======== Data shown

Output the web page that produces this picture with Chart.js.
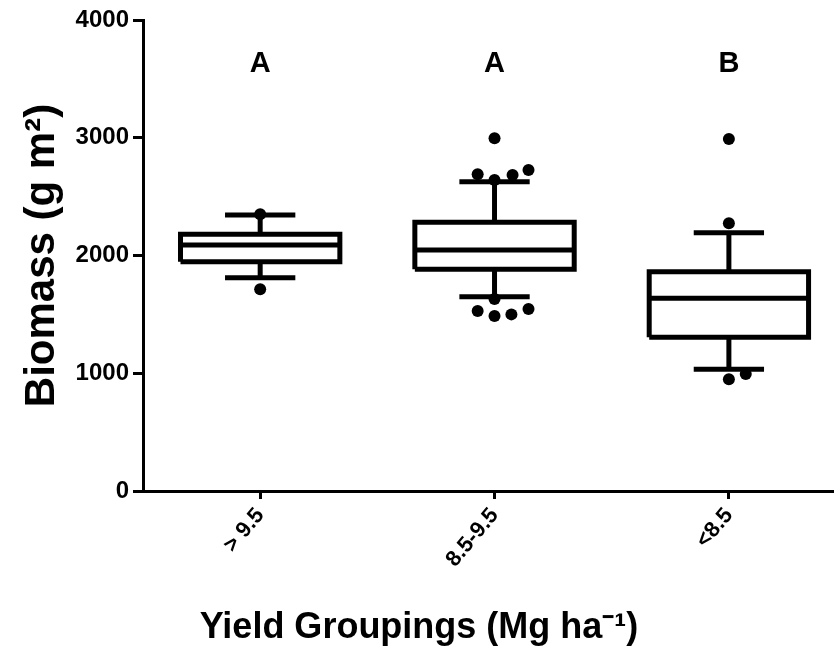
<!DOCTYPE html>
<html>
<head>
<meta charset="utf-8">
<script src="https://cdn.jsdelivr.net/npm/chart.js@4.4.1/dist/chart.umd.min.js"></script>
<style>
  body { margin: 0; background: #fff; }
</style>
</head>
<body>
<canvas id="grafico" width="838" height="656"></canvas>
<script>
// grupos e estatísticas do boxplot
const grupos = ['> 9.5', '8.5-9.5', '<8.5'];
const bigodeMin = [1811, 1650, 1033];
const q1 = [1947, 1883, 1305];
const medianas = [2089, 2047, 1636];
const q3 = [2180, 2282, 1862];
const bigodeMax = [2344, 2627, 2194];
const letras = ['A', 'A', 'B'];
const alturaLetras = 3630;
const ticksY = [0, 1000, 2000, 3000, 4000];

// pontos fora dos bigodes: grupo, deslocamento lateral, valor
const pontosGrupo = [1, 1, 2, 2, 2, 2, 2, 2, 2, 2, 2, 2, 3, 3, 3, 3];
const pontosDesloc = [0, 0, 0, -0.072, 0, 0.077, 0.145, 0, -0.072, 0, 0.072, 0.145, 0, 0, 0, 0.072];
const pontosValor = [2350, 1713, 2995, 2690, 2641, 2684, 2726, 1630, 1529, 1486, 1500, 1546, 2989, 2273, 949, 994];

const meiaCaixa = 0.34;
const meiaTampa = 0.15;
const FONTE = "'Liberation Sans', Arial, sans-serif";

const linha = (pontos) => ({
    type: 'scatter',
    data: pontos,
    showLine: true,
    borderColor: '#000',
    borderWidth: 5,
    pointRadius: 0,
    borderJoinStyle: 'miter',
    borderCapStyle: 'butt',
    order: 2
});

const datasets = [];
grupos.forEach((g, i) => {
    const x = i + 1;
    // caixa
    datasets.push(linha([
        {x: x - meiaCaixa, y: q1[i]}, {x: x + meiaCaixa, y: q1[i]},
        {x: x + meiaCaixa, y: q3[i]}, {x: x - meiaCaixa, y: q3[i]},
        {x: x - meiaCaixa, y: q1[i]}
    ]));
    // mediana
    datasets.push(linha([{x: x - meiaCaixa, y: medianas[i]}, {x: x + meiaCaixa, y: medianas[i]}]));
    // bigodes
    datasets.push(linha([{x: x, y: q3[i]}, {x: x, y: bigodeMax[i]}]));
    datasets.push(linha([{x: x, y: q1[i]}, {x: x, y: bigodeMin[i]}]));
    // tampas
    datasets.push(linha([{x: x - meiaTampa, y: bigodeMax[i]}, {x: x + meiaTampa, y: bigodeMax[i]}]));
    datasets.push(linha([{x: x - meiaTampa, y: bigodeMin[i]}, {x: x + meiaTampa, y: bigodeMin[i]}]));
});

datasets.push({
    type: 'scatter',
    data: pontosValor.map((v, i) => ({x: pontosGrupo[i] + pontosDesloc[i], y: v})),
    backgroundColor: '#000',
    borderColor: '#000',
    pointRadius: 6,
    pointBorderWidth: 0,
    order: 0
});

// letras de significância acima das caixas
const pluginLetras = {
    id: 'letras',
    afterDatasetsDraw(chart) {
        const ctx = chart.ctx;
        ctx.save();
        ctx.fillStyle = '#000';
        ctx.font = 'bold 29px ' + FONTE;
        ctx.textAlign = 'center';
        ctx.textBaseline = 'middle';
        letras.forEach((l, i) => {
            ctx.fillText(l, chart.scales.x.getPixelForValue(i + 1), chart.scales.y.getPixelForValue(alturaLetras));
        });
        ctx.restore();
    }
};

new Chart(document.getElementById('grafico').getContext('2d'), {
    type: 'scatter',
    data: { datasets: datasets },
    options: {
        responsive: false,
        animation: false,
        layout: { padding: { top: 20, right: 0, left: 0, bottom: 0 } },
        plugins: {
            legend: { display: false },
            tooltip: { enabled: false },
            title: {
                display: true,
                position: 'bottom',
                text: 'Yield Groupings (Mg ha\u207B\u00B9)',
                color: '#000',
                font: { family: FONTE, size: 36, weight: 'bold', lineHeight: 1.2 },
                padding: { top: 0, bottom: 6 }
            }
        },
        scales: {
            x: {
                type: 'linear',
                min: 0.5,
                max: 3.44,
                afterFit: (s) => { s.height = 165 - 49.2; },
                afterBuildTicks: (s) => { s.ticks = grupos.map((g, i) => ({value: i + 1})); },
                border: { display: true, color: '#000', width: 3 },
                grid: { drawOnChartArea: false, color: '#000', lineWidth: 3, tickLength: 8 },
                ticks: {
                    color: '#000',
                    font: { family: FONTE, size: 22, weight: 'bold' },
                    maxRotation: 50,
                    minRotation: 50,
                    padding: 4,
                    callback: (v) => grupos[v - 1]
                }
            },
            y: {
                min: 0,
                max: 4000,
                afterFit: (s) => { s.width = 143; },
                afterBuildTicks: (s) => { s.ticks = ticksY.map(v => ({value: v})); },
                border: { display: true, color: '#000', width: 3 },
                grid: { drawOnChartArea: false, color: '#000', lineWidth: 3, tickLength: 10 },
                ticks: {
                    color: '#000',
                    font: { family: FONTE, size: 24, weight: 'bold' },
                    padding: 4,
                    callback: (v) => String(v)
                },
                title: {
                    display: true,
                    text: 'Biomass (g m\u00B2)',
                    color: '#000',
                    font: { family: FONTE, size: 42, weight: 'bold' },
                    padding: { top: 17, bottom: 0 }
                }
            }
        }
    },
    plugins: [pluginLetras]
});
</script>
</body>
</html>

================
======== Data shown

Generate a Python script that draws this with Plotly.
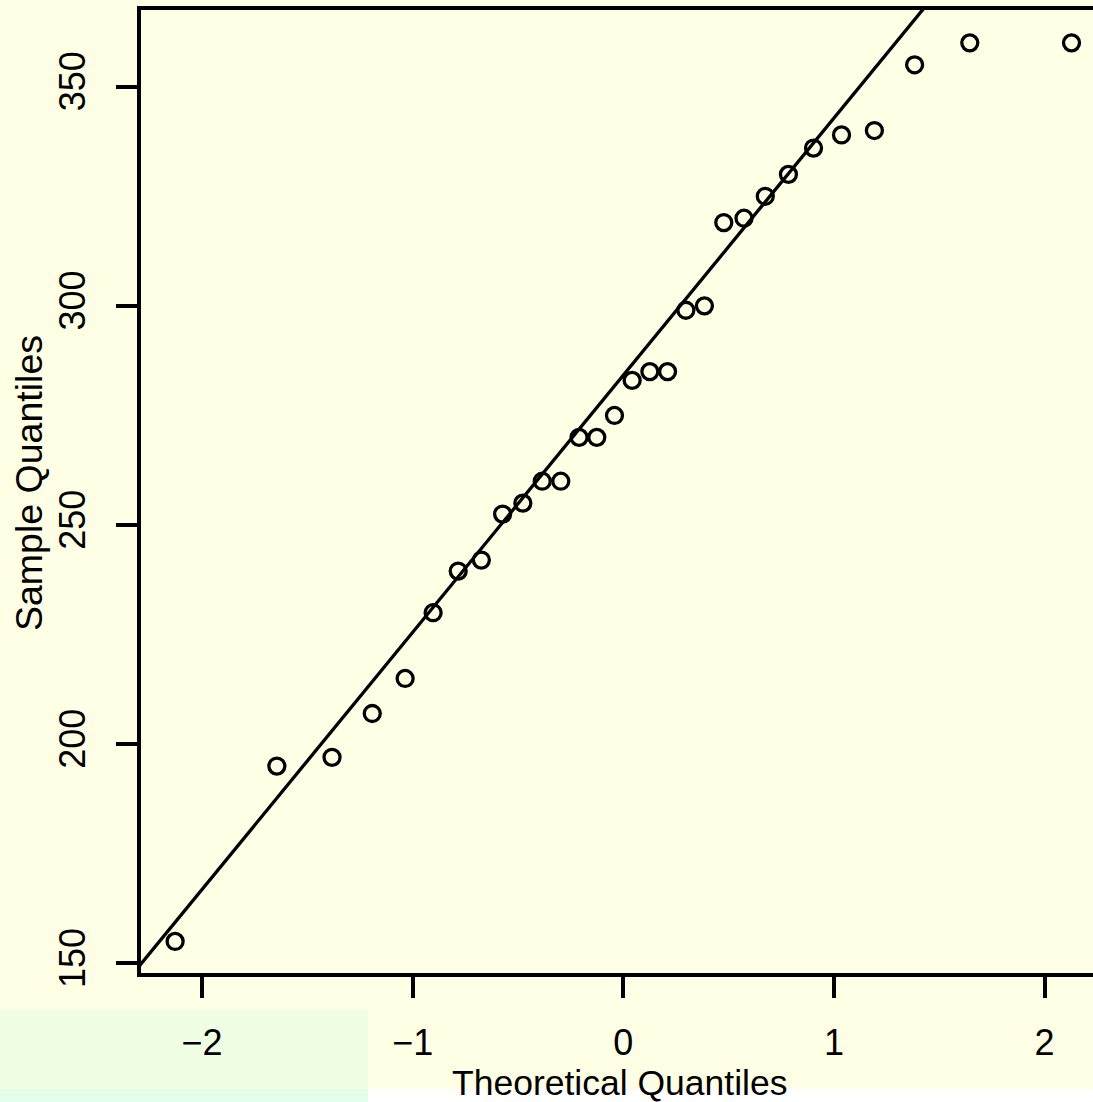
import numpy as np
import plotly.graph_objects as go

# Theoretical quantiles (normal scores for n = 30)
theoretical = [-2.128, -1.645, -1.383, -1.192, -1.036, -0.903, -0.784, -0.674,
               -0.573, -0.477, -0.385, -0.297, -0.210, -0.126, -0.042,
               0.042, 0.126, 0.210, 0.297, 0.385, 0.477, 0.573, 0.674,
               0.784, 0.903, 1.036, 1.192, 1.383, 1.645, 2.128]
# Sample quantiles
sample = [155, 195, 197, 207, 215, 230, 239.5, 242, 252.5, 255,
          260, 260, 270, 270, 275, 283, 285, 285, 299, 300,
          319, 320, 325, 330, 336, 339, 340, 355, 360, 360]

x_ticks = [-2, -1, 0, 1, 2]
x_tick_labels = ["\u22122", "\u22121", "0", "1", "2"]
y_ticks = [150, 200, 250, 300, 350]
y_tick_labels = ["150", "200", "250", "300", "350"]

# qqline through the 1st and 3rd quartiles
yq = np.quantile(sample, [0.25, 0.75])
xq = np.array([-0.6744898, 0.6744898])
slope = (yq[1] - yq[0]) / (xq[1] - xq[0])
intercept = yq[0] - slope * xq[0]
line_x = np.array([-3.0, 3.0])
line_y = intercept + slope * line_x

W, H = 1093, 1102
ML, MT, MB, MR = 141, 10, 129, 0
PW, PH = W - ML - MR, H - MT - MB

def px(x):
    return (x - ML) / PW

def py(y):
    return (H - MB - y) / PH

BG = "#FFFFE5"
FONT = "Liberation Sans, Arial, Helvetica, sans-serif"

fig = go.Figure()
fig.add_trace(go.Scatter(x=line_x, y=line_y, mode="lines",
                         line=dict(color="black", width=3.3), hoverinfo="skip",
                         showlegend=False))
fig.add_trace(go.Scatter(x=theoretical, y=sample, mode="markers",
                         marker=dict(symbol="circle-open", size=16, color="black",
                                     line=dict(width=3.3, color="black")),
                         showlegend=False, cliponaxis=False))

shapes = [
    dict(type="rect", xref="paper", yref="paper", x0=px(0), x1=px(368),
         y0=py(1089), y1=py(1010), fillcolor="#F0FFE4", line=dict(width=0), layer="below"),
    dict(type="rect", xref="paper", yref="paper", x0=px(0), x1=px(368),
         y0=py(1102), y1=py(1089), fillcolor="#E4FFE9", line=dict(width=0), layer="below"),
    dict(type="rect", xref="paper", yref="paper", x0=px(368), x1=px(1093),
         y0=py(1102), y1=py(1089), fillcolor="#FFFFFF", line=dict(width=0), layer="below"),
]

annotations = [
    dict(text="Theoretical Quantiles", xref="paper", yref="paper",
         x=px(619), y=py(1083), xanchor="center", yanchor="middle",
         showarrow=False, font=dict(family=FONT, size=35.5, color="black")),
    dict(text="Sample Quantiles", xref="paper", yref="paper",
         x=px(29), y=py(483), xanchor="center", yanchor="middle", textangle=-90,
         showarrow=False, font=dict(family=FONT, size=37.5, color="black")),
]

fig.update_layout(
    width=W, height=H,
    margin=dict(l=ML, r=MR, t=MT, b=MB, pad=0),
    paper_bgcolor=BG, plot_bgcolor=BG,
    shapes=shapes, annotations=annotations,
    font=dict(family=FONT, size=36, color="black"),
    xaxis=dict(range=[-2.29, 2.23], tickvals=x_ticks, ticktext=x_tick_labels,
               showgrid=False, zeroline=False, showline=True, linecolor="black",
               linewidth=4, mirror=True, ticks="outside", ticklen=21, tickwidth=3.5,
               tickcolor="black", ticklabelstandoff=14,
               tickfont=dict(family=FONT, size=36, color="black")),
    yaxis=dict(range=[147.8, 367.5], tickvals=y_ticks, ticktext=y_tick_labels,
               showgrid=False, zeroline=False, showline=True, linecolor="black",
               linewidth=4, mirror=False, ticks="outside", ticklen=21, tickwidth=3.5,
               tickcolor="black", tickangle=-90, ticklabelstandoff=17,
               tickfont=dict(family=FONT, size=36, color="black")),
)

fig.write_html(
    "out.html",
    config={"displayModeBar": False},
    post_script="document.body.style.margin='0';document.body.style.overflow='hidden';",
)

================

Copy exactly the part of the material above that opens with the line containing "Generate a Python" and closes with the line containing "showlegend=False, cliponaxis=False))", ends included. Drop the images.

Generate a Python script that draws this with Plotly.
import numpy as np
import plotly.graph_objects as go

# Theoretical quantiles (normal scores for n = 30)
theoretical = [-2.128, -1.645, -1.383, -1.192, -1.036, -0.903, -0.784, -0.674,
               -0.573, -0.477, -0.385, -0.297, -0.210, -0.126, -0.042,
               0.042, 0.126, 0.210, 0.297, 0.385, 0.477, 0.573, 0.674,
               0.784, 0.903, 1.036, 1.192, 1.383, 1.645, 2.128]
# Sample quantiles
sample = [155, 195, 197, 207, 215, 230, 239.5, 242, 252.5, 255,
          260, 260, 270, 270, 275, 283, 285, 285, 299, 300,
          319, 320, 325, 330, 336, 339, 340, 355, 360, 360]

x_ticks = [-2, -1, 0, 1, 2]
x_tick_labels = ["\u22122", "\u22121", "0", "1", "2"]
y_ticks = [150, 200, 250, 300, 350]
y_tick_labels = ["150", "200", "250", "300", "350"]

# qqline through the 1st and 3rd quartiles
yq = np.quantile(sample, [0.25, 0.75])
xq = np.array([-0.6744898, 0.6744898])
slope = (yq[1] - yq[0]) / (xq[1] - xq[0])
intercept = yq[0] - slope * xq[0]
line_x = np.array([-3.0, 3.0])
line_y = intercept + slope * line_x

W, H = 1093, 1102
ML, MT, MB, MR = 141, 10, 129, 0
PW, PH = W - ML - MR, H - MT - MB

def px(x):
    return (x - ML) / PW

def py(y):
    return (H - MB - y) / PH

BG = "#FFFFE5"
FONT = "Liberation Sans, Arial, Helvetica, sans-serif"

fig = go.Figure()
fig.add_trace(go.Scatter(x=line_x, y=line_y, mode="lines",
                         line=dict(color="black", width=3.3), hoverinfo="skip",
                         showlegend=False))
fig.add_trace(go.Scatter(x=theoretical, y=sample, mode="markers",
                         marker=dict(symbol="circle-open", size=16, color="black",
                                     line=dict(width=3.3, color="black")),
                         showlegend=False, cliponaxis=False))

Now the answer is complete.